お忙しい毎日ですが休日はどうお過ごしですか。
長い間、忙しさにかまけて家族旅行もできずに過ごしてきました。やっと時間ができたので、休みの日には罪滅ぼしをかねて(笑)、私が食事を作るようにしています。子どもの頃にパン屋さんになりたかったのはかなり本気で、前職のクリニックでは勤務を週3日にしてベーカリーで修行したこともあるんですよ。焼きたての手作りパン、医食同源にもこだわったメニューを家族が「おいしい」と食べてくれるのを見て、私も幸せを味わっています。また、子どもの頃に習えなかったピアノも楽しんでいます。
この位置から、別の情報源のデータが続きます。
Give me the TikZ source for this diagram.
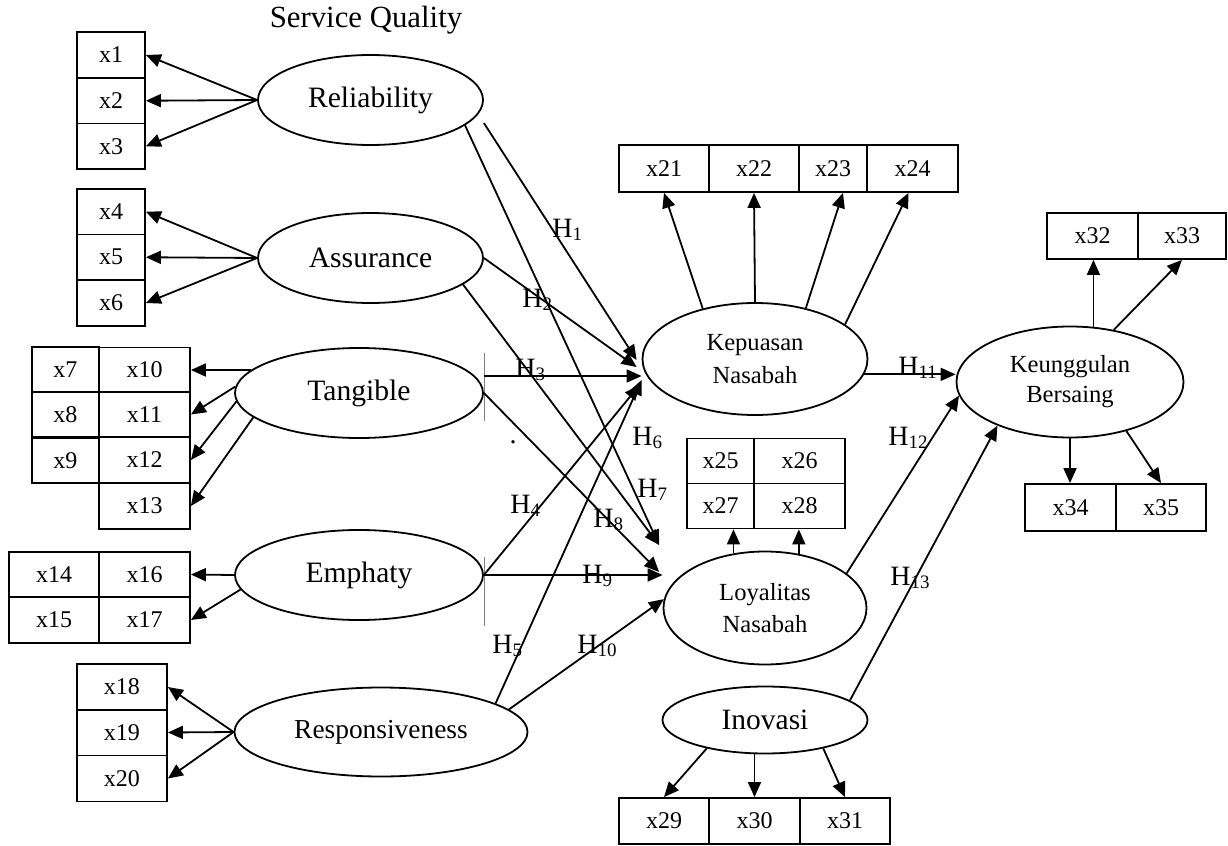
\documentclass[tikz,border=0pt]{standalone}
\usepackage{fontspec}
\setmainfont{Liberation Serif}
\usetikzlibrary{shapes.geometric,arrows.meta,calc}
\newcommand\hsub[1]{\raisebox{-1.5pt}{\fontsize{9.5}{10}\selectfont #1}}
\begin{document}
\begin{tikzpicture}[x=0.5pt,y=-0.5pt,
  lv/.style={ellipse,draw,line width=0.9pt,inner sep=0pt,align=center},
  bx/.style={rectangle,draw,line width=0.9pt,inner sep=0pt,font=\fontsize{12}{14}\selectfont},
  con/.style={line width=0.9pt,-{Triangle[length=7.5pt,width=6.5pt]}},
  hl/.style={anchor=base west,inner sep=0pt,font=\fontsize{14}{16}\selectfont},
  tickline/.style={line width=0.5pt,draw=gray}]
\useasboundingbox (0,0) rectangle (1228,846);

% title
\node[font=\fontsize{15.4}{18}\selectfont] (title) at (366,20) {Service Quality};

% latent variables
\node[lv,minimum width=112.5pt,minimum height=45pt,font=\fontsize{14.8}{17}\selectfont] (rel) at (370.5,100) {Reliability};
\node[lv,minimum width=112.5pt,minimum height=45pt,font=\fontsize{14.8}{17}\selectfont] (ass) at (370.5,258) {Assurance};
\node[lv,minimum width=124pt,minimum height=45pt,font=\fontsize{14.8}{17}\selectfont] (tang) at (359,393) {Tangible};
\node[lv,minimum width=124pt,minimum height=45pt,font=\fontsize{14.8}{17}\selectfont] (emph) at (359,575) {Emphaty};
\node[lv,minimum width=146.5pt,minimum height=44.5pt,font=\fontsize{13.7}{16}\selectfont] (resp) at (381,732) {Responsiveness};
\node[lv,minimum width=112.5pt,minimum height=56pt,font=\fontsize{12.3}{16.5}\selectfont] (kep) at (755,359) {Kepuasan\\Nasabah};
\node[lv,minimum width=101.5pt,minimum height=56.5pt,font=\fontsize{12.3}{16}\selectfont] (loy) at (765,608) {Loyalitas\\Nasabah};
\node[lv,minimum width=102.5pt,minimum height=33.5pt,font=\fontsize{14.75}{17}\selectfont] (ino) at (765,720) {Inovasi};
\node[lv,minimum width=113.5pt,minimum height=55.5pt,font=\fontsize{12.3}{15}\selectfont] (keu) at (1070,382) {Keunggulan\\Bersaing};

% indicator boxes
\node[bx,minimum width=34pt,minimum height=22.8pt] (x1) at (111,55) {x1};
\node[bx,minimum width=34pt,minimum height=22.8pt] (x2) at (111,100.75) {x2};
\node[bx,minimum width=34pt,minimum height=22.8pt] (x3) at (111,146.25) {x3};
\node[bx,minimum width=34pt,minimum height=22.8pt] (x4) at (111,211.75) {x4};
\node[bx,minimum width=34pt,minimum height=22.8pt] (x5) at (111,257.25) {x5};
\node[bx,minimum width=34pt,minimum height=22.8pt] (x6) at (111,303) {x6};
\node[bx,minimum width=33.5pt,minimum height=22.75pt] (x7) at (65.5,369.5) {x7};
\node[bx,minimum width=33.5pt,minimum height=22.75pt] (x8) at (65.5,414.5) {x8};
\node[bx,minimum width=33.5pt,minimum height=22.75pt] (x9) at (65.5,460.5) {x9};
\node[bx,minimum width=45.5pt,minimum height=22.5pt] (x10) at (144.5,370) {x10};
\node[bx,minimum width=45.5pt,minimum height=22.5pt] (x11) at (144.5,414.5) {x11};
\node[bx,minimum width=45.5pt,minimum height=22.75pt] (x12) at (144.5,460) {x12};
\node[bx,minimum width=45.5pt,minimum height=23pt] (x13) at (144.5,506) {x13};
\node[bx,minimum width=45pt,minimum height=22.75pt] (x14) at (54,574.5) {x14};
\node[bx,minimum width=45pt,minimum height=22.75pt] (x15) at (54,620) {x15};
\node[bx,minimum width=45.5pt,minimum height=22.75pt] (x16) at (144.5,574.5) {x16};
\node[bx,minimum width=45.5pt,minimum height=22.75pt] (x17) at (144.5,620) {x17};
\node[bx,minimum width=45pt,minimum height=23pt] (x18) at (122,687) {x18};
\node[bx,minimum width=45pt,minimum height=23pt] (x19) at (122,732.5) {x19};
\node[bx,minimum width=45pt,minimum height=23pt] (x20) at (122,778.5) {x20};
\node[bx,minimum width=45pt,minimum height=23.5pt] (x21) at (664,168.5) {x21};
\node[bx,minimum width=45pt,minimum height=23.5pt] (x22) at (754,168.5) {x22};
\node[bx,minimum width=34pt,minimum height=23.5pt] (x23) at (833,168.5) {x23};
\node[bx,minimum width=45.5pt,minimum height=23.5pt] (x24) at (912.5,168.5) {x24};
\node[bx,minimum width=33.5pt,minimum height=22.5pt] (x25) at (720.5,461) {x25};
\node[bx,minimum width=45.5pt,minimum height=22.5pt] (x26) at (799.5,461) {x26};
\node[bx,minimum width=33.5pt,minimum height=22.5pt] (x27) at (720.5,506) {x27};
\node[bx,minimum width=45.5pt,minimum height=22.5pt] (x28) at (799.5,506) {x28};
\node[bx,minimum width=45pt,minimum height=23pt] (x29) at (664,821) {x29};
\node[bx,minimum width=45.5pt,minimum height=23pt] (x30) at (754.5,821) {x30};
\node[bx,minimum width=45pt,minimum height=23pt] (x31) at (845,821) {x31};
\node[bx,minimum width=45.5pt,minimum height=23pt] (x32) at (1092.5,236) {x32};
\node[bx,minimum width=44pt,minimum height=23pt] (x33) at (1182,236) {x33};
\node[bx,minimum width=45.5pt,minimum height=23.5pt] (x34) at (1070.5,507.5) {x34};
\node[bx,minimum width=45pt,minimum height=23.5pt] (x35) at (1161,507.5) {x35};

% measurement arrows
\draw[con] (rel.west) -- (x1.east);
\draw[con] (rel.west) -- (x2.east);
\draw[con] (rel.west) -- (x3.east);
\draw[con] (ass.west) -- (x4.east);
\draw[con] (ass.west) -- (x5.east);
\draw[con] (ass.west) -- (x6.east);
\draw[con] (tang.168) -- (x10.east);
\draw[con] (tang.177) -- (x11.east);
\draw[con] (tang.184) -- (x12.east);
\draw[con] (tang.193) -- (x13.east);
\draw[con] (emph.west) -- (x16.east);
\draw[con] (emph.187) -- (x17.east);
\draw[con] (resp.west) -- (x18.east);
\draw[con] (resp.west) -- (x19.east);
\draw[con] (resp.west) -- (x20.east);
\draw[con] (kep.136) -- (x21.south);
\draw[con] (kep.north) -- (x22.south);
\draw[con] (kep.45) -- ([xshift=5pt]x23.south);
\draw[con] (kep.21) -- ([xshift=-2pt]x24.south);
\draw[con] (loy.120) -- (loy.120 |- x27.south);
\draw[con] (loy.58) -- (loy.58 |- x28.south);
\draw[con] (ino.206) -- (x29.north);
\draw[con] (x30.north |- ino.south) -- (x30.north);
\draw[con] (ino.-26) -- (x31.north);
\draw[con] (keu.67) -- (keu.67 |- x32.south);
\draw[con] (keu.50) -- (x33.south);
\draw[con] (keu.south) -- (keu.south |- x34.north);
\draw[con] (keu.-41) -- (x35.north);

% tick marks
\draw[tickline] (484,353) -- (484,421);
\draw[tickline] (484,557) -- (484,626);

% structural paths
\coordinate (h3s) at (484,376);
\draw[con] ([yshift=-11.5pt]rel.east) -- ([xshift=-2.5pt,yshift=-0.5pt]kep.west);
\draw[con] (ass.east) -- ([xshift=-2.5pt,yshift=-4pt]kep.west);
\draw[con] (h3s) -- (h3s -| kep.west);
\draw[con] (emph.east) -- ([xshift=-1pt,yshift=-13pt]kep.west);
\draw[con] (resp.14) -- ([yshift=-10.5pt]kep.west);
\draw[con] (rel.-15) -- ([xshift=-1.75pt,yshift=31.5pt]loy.west);
\draw[con] (ass.-16) -- ([xshift=-1.75pt,yshift=31.5pt]loy.west);
\draw[con] (tang.east) -- ([xshift=-1.75pt,yshift=18pt]loy.west);
\draw[con] (emph.east) -- (emph.east -| loy.west);
\draw[con] (resp.10) -- (loy.175);
\draw[con] (kep.-8) -- (kep.-8 -| keu.west);
\draw[con] (loy.23) -- (keu.187);
\draw[con] (ino.13) -- (keu.211);

% labels
\node[hl] (h1) at (552,237) {H\hsub{1}};
\node[hl] (h2) at (522,307) {H\hsub{2}};
\node[hl] (h3) at (515,377) {H\hsub{3}};
\node[hl] (h4) at (510,513) {H\hsub{4}};
\node[hl] (h5) at (492,653) {H\hsub{5}};
\node[hl] (h6) at (632,445) {H\hsub{6}};
\node[hl] (h7) at (637,497) {H\hsub{7}};
\node[hl] (h8) at (593,527) {H\hsub{8}};
\node[hl] (h9) at (582,583) {H\hsub{9}};
\node[hl] (h10) at (577,653) {H\hsub{10}};
\node[hl] (h11) at (898,375) {H\hsub{11}};
\node[hl] (h12) at (888,445) {H\hsub{12}};
\node[hl] (h13) at (890,585) {H\hsub{13}};
\node[font=\fontsize{14}{16}\selectfont,inner sep=0pt] (dot) at (513,442) {.};
\end{tikzpicture}
\end{document}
クラシックから人気のゲームやアニメの楽曲まで、レパートリーは広いですね。
最後に読者へのメッセージをお願いします。

どんなに小さなお悩みでも「あの先生にまず話してみよう」という存在になれたら最高だと思っています。患者さんの「また来るね」「家族にも紹介するね」といったお言葉は、私にとっては目には見えない勲章です。「お孫さんは元気?」「旅行はどうだった?」などと何げないお話ができるのを、心から楽しみにしています。遠慮なさらずに、何でもお聞かせください。膝の痛みで整形外科に来て、ついでに前々から気にしていたおなかのことも相談する、そんな患者さんもいます。治療する・されるを越え、健康であることの喜びをともに分かち合いましょう。